The other example of why you should never let politicians near policy making is that the overall recommendations of the report are that water buybacks should be dramatically cut back — indeed, it recommends the Government “immediately cease all non-strategic water purchase in the Murray-Darling Basin”. Instead, the committee wants a dramatic ramping-up of irrigation infrastructure investment.

Irrigation investment is the pain-free solution to the MDB’s woes. It reduces water loss, freeing up some water for the environment. Irrigators like it because it’s effectively a handout of capital to them to upgrade their infrastructure. Communities like it because it means areas don’t have water allocations sold away and it injects money into the local economy.

Trouble is, as the Productivity Commission has found, it’s also far more expensive than buying water. Last year, the PC looked at mechanisms for recovering water, and concluded:

Recent experience is that the cost per ML of government efforts to recover water for the environment through infrastructure upgrades is highly variable, but in most cases exceeds the cost for recovery through purchasing… the Australian Government may pay up to four times as much for recovering environmental water through infrastructure upgrades than through water purchases…  Funding irrigation infrastructure upgrades is generally not a cost-effective way for governments to recover water for the environment.

The PC also anticipated the argument that irrigation investment by government supports regional communities, pointing out there were most cost-effective ways of supporting communities as well.

Did the Committee acknowledge the PC’s criticisms in any way? The PC is only referenced once in the whole report, with a reference on water buybacks from a separate report. Instead, the Committee report serves up a bunch of anecdotes about great infrastructure investment can be, mostly sourced — you’ll never guess — from irrigators.

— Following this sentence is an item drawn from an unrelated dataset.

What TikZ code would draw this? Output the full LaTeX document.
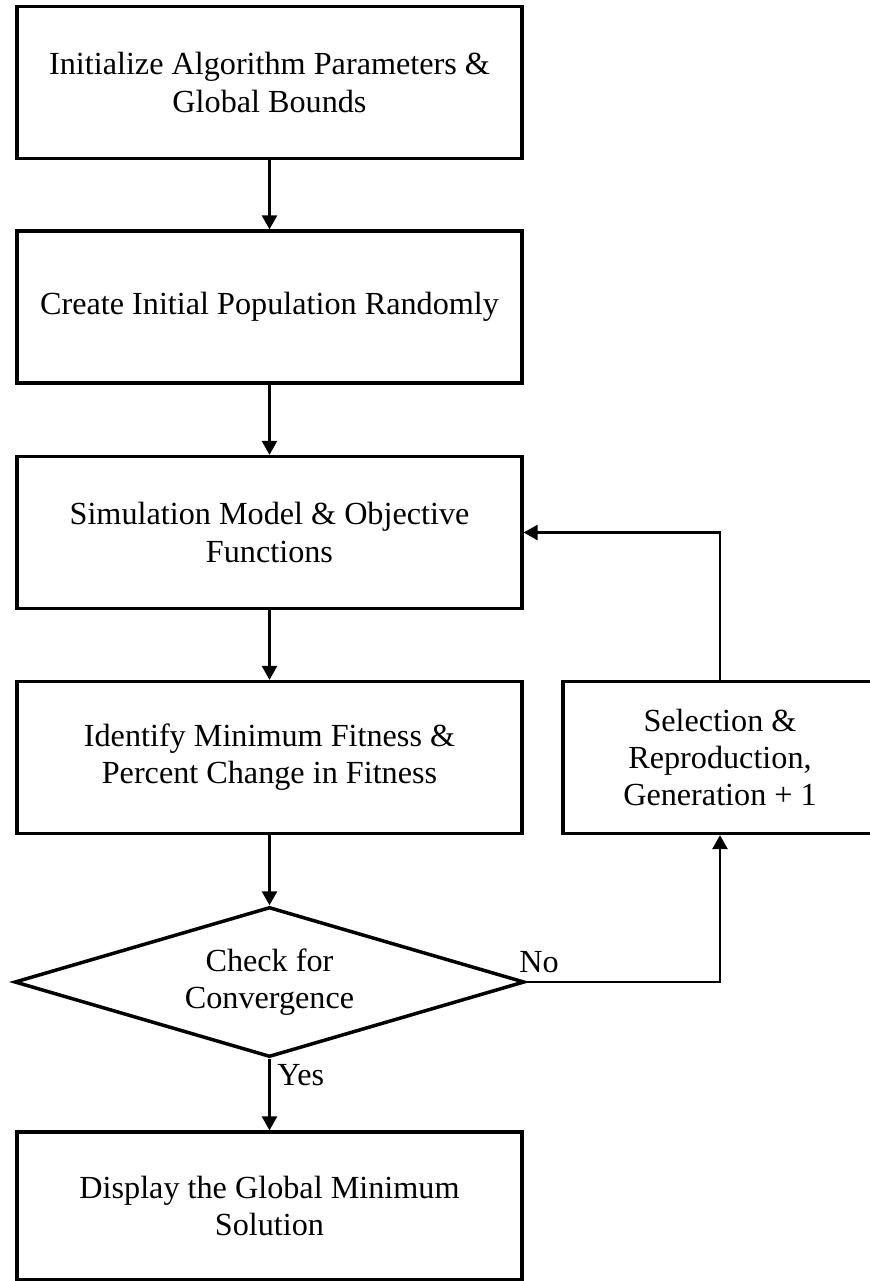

And just as an aside, here’s a nice example of media double standards. The whole MDB water initiative is costing billions of dollars. We’ve seen how the media reacts to claims of inefficiency in other big government programs, even when independent bodies like the ANAO discredit them.

We’ve seen the froth-mouthed fury from The Australian and the ABC’s “Online Investigation Unit” and 4 Corners over programs like the HIP and the BER — remember claims that the implementation of the BER saw NSW paying a whole 6% more for its construction than other states?

So why haven’t we seen 80 times the media outrage about a program where, according to the Productivity Commission, billions are being wasted on spending initiatives that are four times more expensive than alternatives? What, doesn’t fit the media’s preferred narrative? Forget about it!

Of course a bunch of politicians like irrigation investment in the MDB. They get to hand out money. No one has to make hard decisions, like those communities that have already become more productive and efficient in their water use (which, to its credit, the Committee includes some reference to). The only people out of pocket are taxpayers, and they don’t know about it.

On the other hand, to give the Committee a little more credit, they have wisely called for the mining industry to be placed under the same obligations are other water users and for no further mining activities affecting water resources to be approved within the Basin until the impact is understood and mitigated. This is one issue of which regional and rural MPs are much more aware than the rest of us.

The clash between mining and agriculture, and the communities the latter supports, is only going to get worse and governments have already been too reactive in curbing the insatiable demands and negligence of mining companies.